Flooding rain wipes millions of the bottom line of winter crops

Crops have been dealt a blow following wet conditions during harvest in the Riverina.

THE dumping of more than 100mm of rain throughout parts of the Riverina has attributed to a massive downgrade of winter crops. 

Riverina farmers and agronomists had warned that crops which were not harvested before the rain were at risk.

And before the rain arrived insurance assessors told The Rural that several crops had already been destroyed due to hail. Earlier last week there was a race to get crops in the chaser bin before the rain arrived. 

And new national figures reflect the pattern of events across southern NSW with the Australian Bureau of Resource Economics and Sciences (ABARES) showing that that winter crop tonnages will fall by 41 per cent. 

ABARES Crop Report estimates total winter crop production at 35.1 million tonnes, down 41 per cent from the record 59.5 million tonnes crop produced in 2016/17.
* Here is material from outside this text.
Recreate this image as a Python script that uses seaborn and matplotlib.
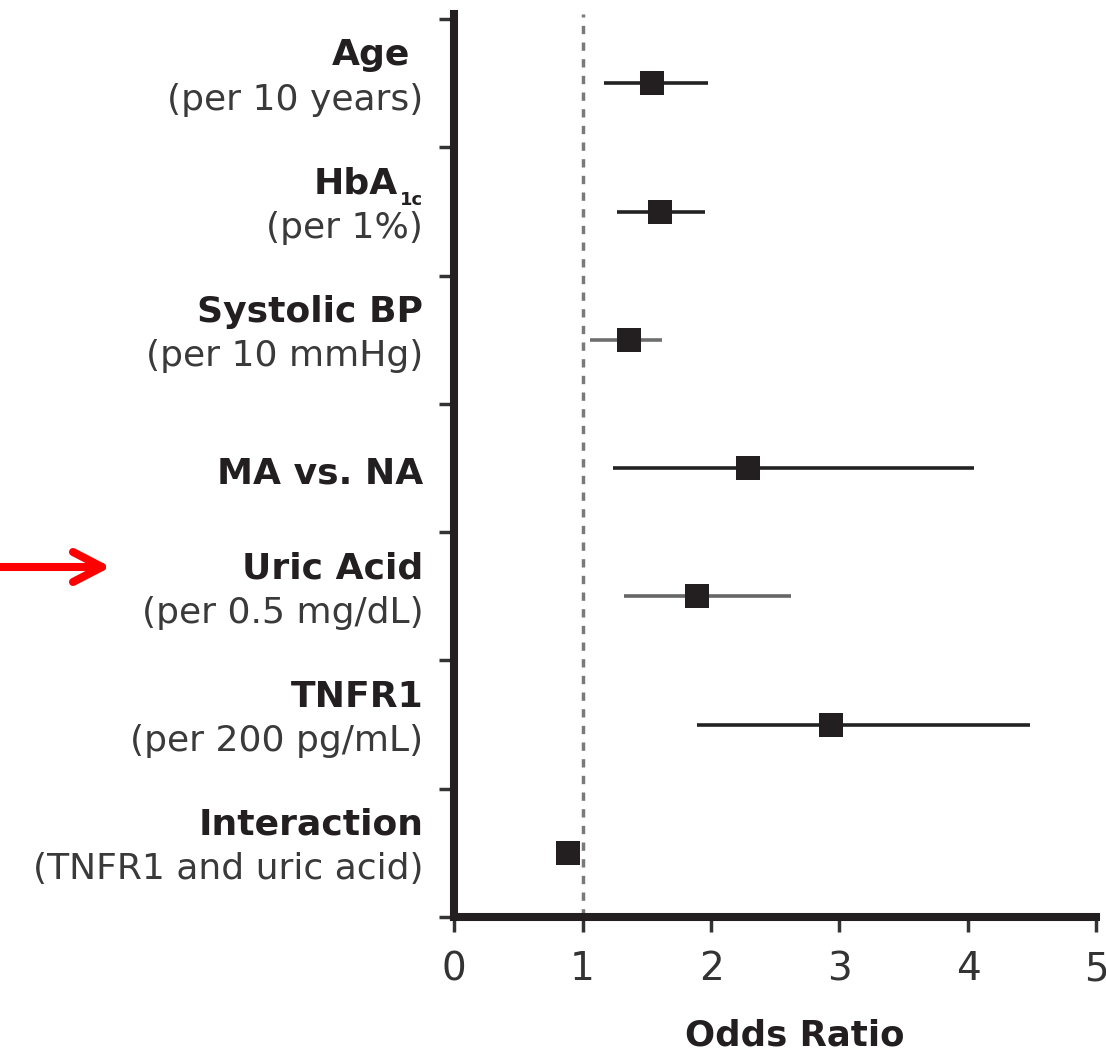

Wheat production is forecast at 20.3 million tonnes, down from 35.0 million tonnes in 2017/18, and the smallest national wheat crop since 2007/08.   

GrainGrowers trade and economics manager, Luke Mathews, said the 2017 winter cropping season had been challenging for many of Australia’s grain growers. 

“Different challenges have affected different farmers in different regions at different times of the year,” said Mr Mathews. “Severely low rainfall plagued much of the national cropping belt early in the season,” he said.

“The seasonal challenges have continued through harvest.  Widespread rainfall has been recorded in November and early December, slowing harvest progress and resulting in quality issues.” Meanwhile, the Grains Research and Development Corporation (GRDC) has flagged the issue about lack of storage for harvested crops.

The association has also warned that the heavy rain in southern NSW meant that growers would have to deal with storing grain with a high moisture content. 

Grain storage specialist for the southern cropping region, Peter Botta, said monitoring grain moisture and temperature daily would enable early detection of mould and insect development.

He said grain, with a high moisture content, of greater than 13 to 14 per cent was ideal for mould and insects.